The main boto3 class we will be working with for the basic EC2 operations is the boto3 client, which gives low-level access to the AWS CLI. The full documentation can be found here: http://boto3.readthedocs.io/en/latest/reference/core/session.html#boto3.session.Session.client, but for now we need at most one of the extra arguments, *region_name*. This defaults to the region that you gave when calling `aws configure`, so can be safely ignored if you only have instances that you want to manage in this particular region. Let's assume that you do have instances spread across different regions, say the US West Coast and Western Europe. Let's connect to the Oregon data centre for now:

In [None]:
ec2 = boto3.client('ec2', region_name='us-west-2')

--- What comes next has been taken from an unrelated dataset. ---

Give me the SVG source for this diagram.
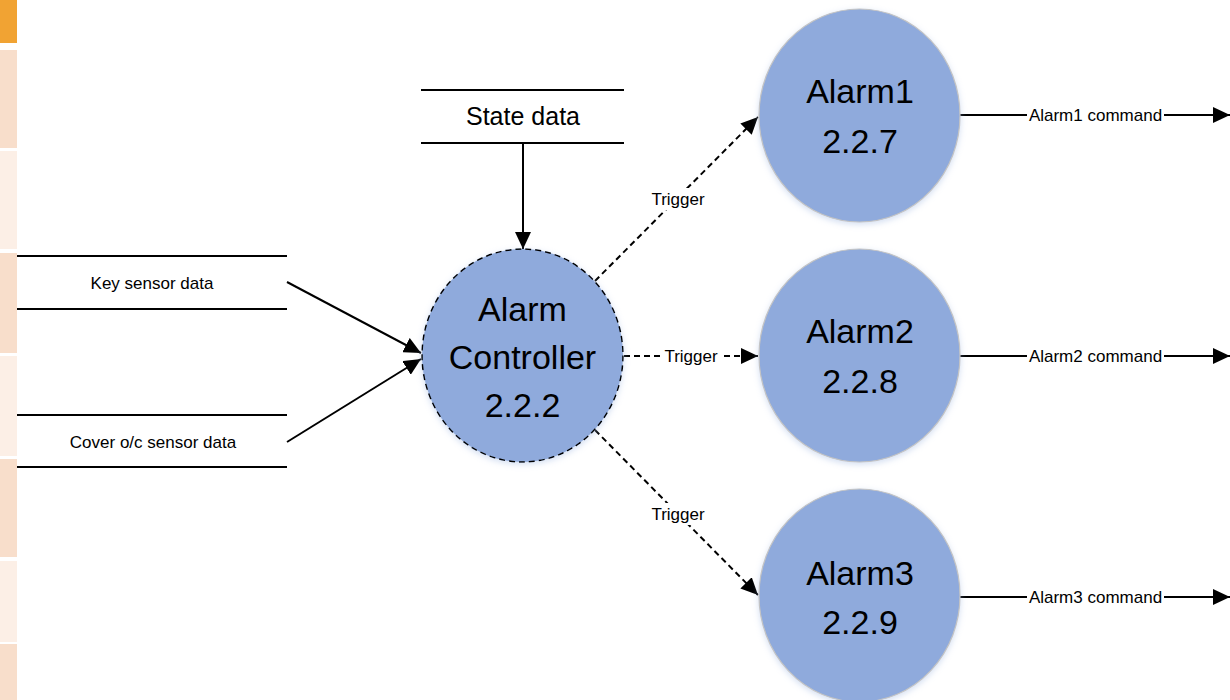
<svg xmlns="http://www.w3.org/2000/svg" width="1230" height="700" viewBox="0 0 1230 700">
  <style>
    .lbl { font-family: "Liberation Sans", Arial, sans-serif; fill: #000; text-anchor: middle; }
    .big { font-size: 34px; }
    .store { font-size: 25px; }
    .small { font-size: 17px; }
    .cmd { font-size: 17px; }
    .proc { fill: #8FAADC; stroke: #C4C4C4; stroke-width: 1.2; }
    .ctrl { fill: #8FAADC; stroke: #000; stroke-width: 1.5; stroke-dasharray: 6 4; }
    .flow { stroke: #000; stroke-width: 2; fill: none; }
    .dash { stroke: #000; stroke-width: 2; fill: none; stroke-dasharray: 6 4; }
    .rule { stroke: #000; stroke-width: 2; }
    .bg { fill: #fff; }
  </style>
  <defs>
    <marker id="arrow" markerUnits="userSpaceOnUse" markerWidth="18" markerHeight="16" refX="17" refY="8" orient="auto">
      <path d="M0,0 L17,8 L0,16 z" fill="#000"/>
    </marker>
    <filter id="glow" x="-20%" y="-20%" width="140%" height="140%">
      <feDropShadow dx="0" dy="2" stdDeviation="3" flood-color="#9DB6E2" flood-opacity="0.45"/>
    </filter>
  </defs>

  <rect width="1230" height="700" fill="#fff"/>

  <!-- side strip -->
  <g id="side-strip">
    <rect x="0" y="0" width="17" height="43" fill="#F1A333"/>
    <rect x="0" y="50" width="17" height="98" fill="#F8DECB"/>
    <rect x="0" y="151" width="17" height="98" fill="#FCEFE6"/>
    <rect x="0" y="253" width="17" height="100" fill="#F8DECB"/>
    <rect x="0" y="356" width="17" height="100" fill="#FCEFE6"/>
    <rect x="0" y="459" width="17" height="98" fill="#F8DECB"/>
    <rect x="0" y="561" width="17" height="81" fill="#FCEFE6"/>
    <rect x="0" y="644" width="17" height="56" fill="#F8DECB"/>
  </g>

  <!-- connectors -->
  <g id="connectors">
    <line class="flow" x1="523" y1="143" x2="523" y2="249" marker-end="url(#arrow)"/>
    <line class="flow" x1="287" y1="282" x2="421" y2="353" marker-end="url(#arrow)"/>
    <line class="flow" x1="287" y1="442" x2="421" y2="359" marker-end="url(#arrow)"/>
    <line class="dash" x1="595" y1="281" x2="758" y2="117" marker-end="url(#arrow)"/>
    <line class="dash" x1="624" y1="356" x2="758" y2="356" marker-end="url(#arrow)"/>
    <line class="dash" x1="595" y1="430" x2="758" y2="595" marker-end="url(#arrow)"/>
    <line class="flow" x1="960" y1="115" x2="1230" y2="115" marker-end="url(#arrow)"/>
    <line class="flow" x1="960" y1="356" x2="1230" y2="356" marker-end="url(#arrow)"/>
    <line class="flow" x1="960" y1="597" x2="1230" y2="597" marker-end="url(#arrow)"/>
    <!-- flow labels -->
    <rect class="bg" x="648" y="188" width="60" height="22"/>
    <text class="lbl small" x="678" y="205">Trigger</text>
    <rect class="bg" x="662" y="346" width="58" height="22"/>
    <text class="lbl small" x="691" y="362">Trigger</text>
    <rect class="bg" x="648" y="503" width="60" height="22"/>
    <text class="lbl small" x="678" y="520">Trigger</text>
    <rect class="bg" x="1027" y="105" width="137" height="22"/>
    <text class="lbl cmd" x="1095.5" y="121">Alarm1 command</text>
    <rect class="bg" x="1027" y="346" width="137" height="22"/>
    <text class="lbl cmd" x="1095.5" y="362">Alarm2 command</text>
    <rect class="bg" x="1027" y="587" width="137" height="22"/>
    <text class="lbl cmd" x="1095.5" y="603">Alarm3 command</text>
  </g>

  <!-- data stores -->
  <g id="store-state">
    <line class="rule" x1="421" y1="90" x2="624" y2="90"/>
    <line class="rule" x1="421" y1="143" x2="624" y2="143"/>
    <text class="lbl store" x="523" y="125">State data</text>
  </g>
  <g id="store-key">
    <line class="rule" x1="17" y1="256" x2="287" y2="256"/>
    <line class="rule" x1="17" y1="309" x2="287" y2="309"/>
    <text class="lbl small" x="152" y="289">Key sensor data</text>
  </g>
  <g id="store-cover">
    <line class="rule" x1="17" y1="415" x2="287" y2="415"/>
    <line class="rule" x1="17" y1="467" x2="287" y2="467"/>
    <text class="lbl small" x="153" y="448">Cover o/c sensor data</text>
  </g>

  <!-- processes -->
  <g id="alarm-controller">
    <ellipse class="ctrl" cx="522.5" cy="355.5" rx="100.5" ry="106.5" filter="url(#glow)"/>
    <text class="lbl big" x="522.5" y="321">Alarm</text>
    <text class="lbl big" x="522.5" y="369">Controller</text>
    <text class="lbl big" x="522.5" y="417">2.2.2</text>
  </g>
  <g id="alarm1">
    <ellipse class="proc" cx="859.5" cy="115.5" rx="100.5" ry="106.5" filter="url(#glow)"/>
    <text class="lbl big" x="860" y="103">Alarm1</text>
    <text class="lbl big" x="860" y="153">2.2.7</text>
  </g>
  <g id="alarm2">
    <ellipse class="proc" cx="859.5" cy="355.5" rx="100.5" ry="106.5" filter="url(#glow)"/>
    <text class="lbl big" x="860" y="343">Alarm2</text>
    <text class="lbl big" x="860" y="393">2.2.8</text>
  </g>
  <g id="alarm3">
    <ellipse class="proc" cx="859.5" cy="595.5" rx="100.5" ry="106.5" filter="url(#glow)"/>
    <text class="lbl big" x="860" y="585">Alarm3</text>
    <text class="lbl big" x="860" y="634">2.2.9</text>
  </g>
</svg>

To get a list of all available region names, you could also drop the region_name, which will connect to your default, and then call `describe_regions()`:

In [None]:
regions = [x['RegionName'] for x in boto3.client('ec2').describe_regions()['Regions']]
regions

To obtain a list of your instances in the current region, simply call `describe_instances()`. The response will be in JSON format, and we can parse the relevant part with a simple list comprehension.

In [None]:
response = ec2.describe_instances()

instances = [x for r in response['Reservations'] for x in r['Instances'] ]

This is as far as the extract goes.